First, we will look at the budget and the monthly expenditures of the self-employed person. Typically, one’s income is on their tax returns, which is fine for tax purposes, but they don’t always show the person’s true income when trying to determine the appropriate amount of spousal and child support. Consequently, we will look at their monthly budget — what they are actually spending on mortgage or rent, utilities, groceries, clothes, gasoline, car payments, and other things of that nature.
We look to see what tax bracket you fall into in an effort to figure out what an appropriate gross income would be. We also have a forensic expert who can come in and review the expenses you are claiming on your tax return to see if they are legitimate expenses for your business. Often people claim expenses that are not legitimate in order to deduct income from a support obligation.

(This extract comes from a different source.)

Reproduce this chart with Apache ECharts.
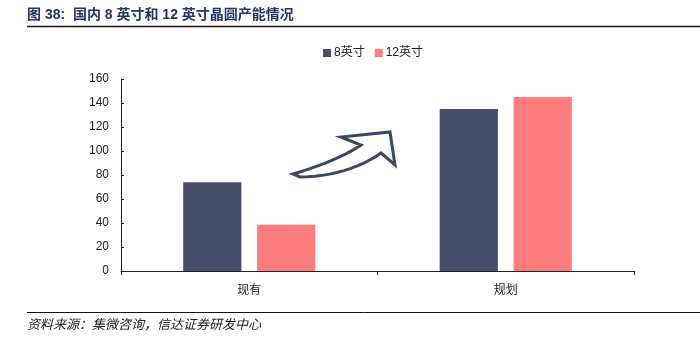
<!DOCTYPE html>
<html><head><meta charset="utf-8">
<script src="https://cdn.jsdelivr.net/npm/echarts@6/dist/echarts.min.js"></script>
<style>html,body{margin:0;padding:0;background:#fff}#c{width:700px;height:354px}</style>
</head><body><div id="c"></div>
<script>
var categories = ['现有', '规划'];
var seriesNames = ['8英寸', '12英寸'];
var values8 = [74, 135];
var values12 = [38.5, 145];
var yTicks = [0, 20, 40, 60, 80, 100, 120, 140, 160];

function cubic(p0, p1, p2, p3, n) {
  var pts = [];
  for (var i = 0; i <= n; i++) {
    var t = i / n, u = 1 - t;
    pts.push([
      u*u*u*p0[0] + 3*u*u*t*p1[0] + 3*u*t*t*p2[0] + t*t*t*p3[0],
      u*u*u*p0[1] + 3*u*u*t*p1[1] + 3*u*t*t*p2[1] + t*t*t*p3[1]
    ]);
  }
  return pts;
}
var arrowPts = cubic([293,174],[320,166],[345,156],[361,145],12)
  .concat([[341,137],[390,132],[395,165]])
  .concat(cubic([381,153],[360,168],[330,177],[300,177],12));

var chart = echarts.init(document.getElementById('c'));
var font = '"Liberation Sans", Arial, "Noto Sans CJK SC", sans-serif';
chart.setOption({
  animation: false,
  textStyle: {fontFamily: font},
  grid: {left: 121, right: 66, top: 79, bottom: 83, containLabel: false},
  legend: {
    data: seriesNames, left: 318, top: 42, icon: 'rect', itemWidth: 8, itemHeight: 8, itemGap: 10,
    textStyle: {fontSize: 12, color: '#222', fontFamily: font, padding: [0, 0, 0, -2]}
  },
  xAxis: {
    type: 'category', data: categories,
    axisLine: {lineStyle: {color: '#222', width: 1}},
    axisTick: {show: true, length: 4, lineStyle: {color: '#222'}},
    axisLabel: {fontSize: 12, color: '#222', margin: 14}
  },
  yAxis: {
    type: 'value', min: yTicks[0], max: yTicks[yTicks.length - 1], interval: 20,
    axisLine: {show: true, lineStyle: {color: '#222', width: 1}},
    axisTick: {show: true, inside: true, length: 3, lineStyle: {color: '#222'}},
    splitLine: {show: false},
    axisLabel: {fontSize: 12, color: '#222', margin: 12}
  },
  series: [
    {name: seriesNames[0], type: 'bar', data: values8, barGap: '27%', barCategoryGap: '48.5%',
     itemStyle: {color: '#454f6c'}},
    {name: seriesNames[1], type: 'bar', data: values12, barGap: '27%', barCategoryGap: '48.5%',
     itemStyle: {color: '#ff7c7c'}}
  ],
  graphic: {elements: [
    {type: 'text', x: 27, y: 8, style: {text: '图 38:  国内 8 英寸和 12 英寸晶圆产能情况', fill: '#1f3864',
      fontSize: 14, fontWeight: 'bold', fontFamily: '"Liberation Sans", "Noto Sans CJK SC", sans-serif'}},
    {type: 'line', shape: {x1: 27, y1: 26.5, x2: 700, y2: 26.5}, style: {stroke: '#111', lineWidth: 1.5}},
    {type: 'line', shape: {x1: 27, y1: 312.5, x2: 700, y2: 312.5}, style: {stroke: '#111', lineWidth: 1}},
    {type: 'text', x: 27, y: 318, style: {text: '资料来源：集微咨询，信达证券研发中心', fill: '#222',
      fontSize: 13, fontStyle: 'italic', fontFamily: '"Noto Sans CJK SC", sans-serif'}},
    {type: 'polygon', shape: {points: arrowPts},
      style: {fill: '#fff', stroke: '#3a4862', lineWidth: 3, lineJoin: 'miter'}}
  ]}
});
</script></body></html>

We may get an accountant to not only look at the tax return, but also bank statements, credit card transactions and ATM records to see where additional money may be coming from to pay for expenses that he or she didn’t include in their monthly budget. The math isn’t always going to make sense because people are often paid in cash and not depositing everything they receive.
When it comes to cash tips for waiters or hairdressers, that calculation is more straightforward because the court will just consider their expenses, such as the mortgage, utilities and credit cards. We can figure out exactly what someone is really bringing home once we go through the budget.
Uncovering and calculating hidden income can be complicated, which is why it’s important to find an experienced family attorney who knows where to look.